Featuring panelists John Hemming, world authority on Brazilian Indians, the Amazon environment, the Incas, Peruvian archaeology and the history of exploration, and author of “Red Gold: The Conquest of the Brazilian Indians;” Barbara Weinstein, Silver Professor of History, New York University; and Leopoldo Bernucci, the Russell F. and Jean H. Fiddyment Chair in Latin American Studies in the Department of Spanish and Portuguese, University of California, Davis; and moderated by Alexandre Cardoso, professor in humanities and history, Federal University of Maranhão.

Panel: New Epistemologies: The Political and Ethnic Mobilization of Amazonian Indigenous Populations, 2 p.m.
Featuring panelists Enrique Leff, senior researcher of the Social Research Institute and professor of political and social sciences, National Autonomous University of Mexico; and Pedro Rapozo, professor at the Amazonas State University and professor of the Graduate Program in the National Network for the Teaching of Environmental Sciences; moderated by Diego Mejia, doctoral candidate in Spanish literature and cultural studies, Florida State University.

Panel: Culture, Memory, and Traditional Knowledge, 4 p.m.
Featuring panelists Airton Krenak, renowned Indigenous activist and leader, Krenak People; Erik Jennings, neurosurgeon and professor at the University of Western Pará and doctor responsible for the Zoé People; and Angela Mendes, activist, Alliance of Forest Peoples; moderated by Marcos Colón, postdoctoral scholar and Portuguese Program lead, Florida State University.

Thursday, Nov. 19

Panel: Resistance Beyond the Conquest: Isolated Populations in South America, 3 p.m.
Featuring panelists Antenor Vaz, Indigenous protection agent; and Ângela Kaxuyana, treasury coordinator for the Coordination of Indigenous Organizations in the Brazilian Amazon, co-founder and executive member of the Federation of Indigenous Peoples of Pará, and technical adviser to the Katxuyana, Kahyana and Tunayana Indigenous Association; moderated by Felipe Milanez, political ecologist and associate professor at the Institute for Humanities, Arts and Sciences of the Federal University of Bahia.

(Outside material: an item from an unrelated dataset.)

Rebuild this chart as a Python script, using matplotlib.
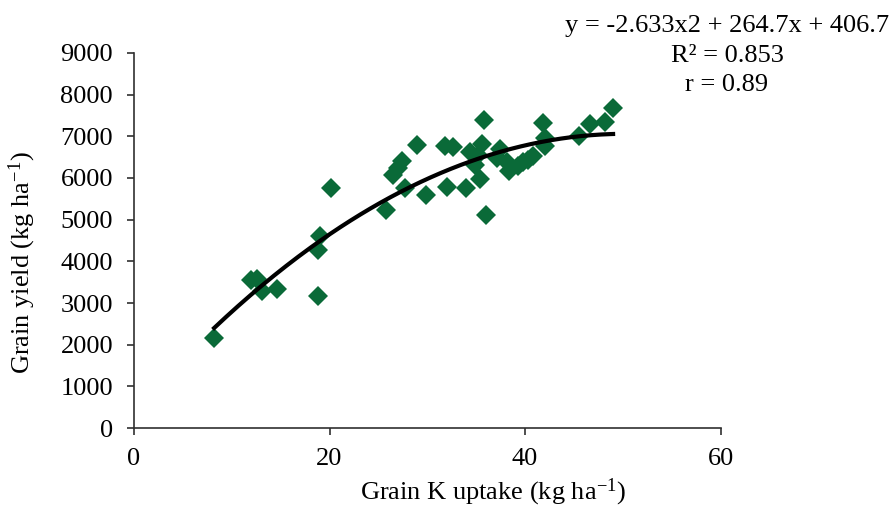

Panel: Legal Strategies of Resistance, 5 p.m.
Featuring panelists Kretã Kaingang, one of the founders of the Articulation of Indigenous Peoples of the South, the Articulation of Indigenous Peoples of Brazil, and the Camp Terra Livre; and Camões Boaventura, Brazilian federal prosecutor; moderated by Adriana Ramos, coordinator of the Policy and Law Program of the Instituto Socioambiental.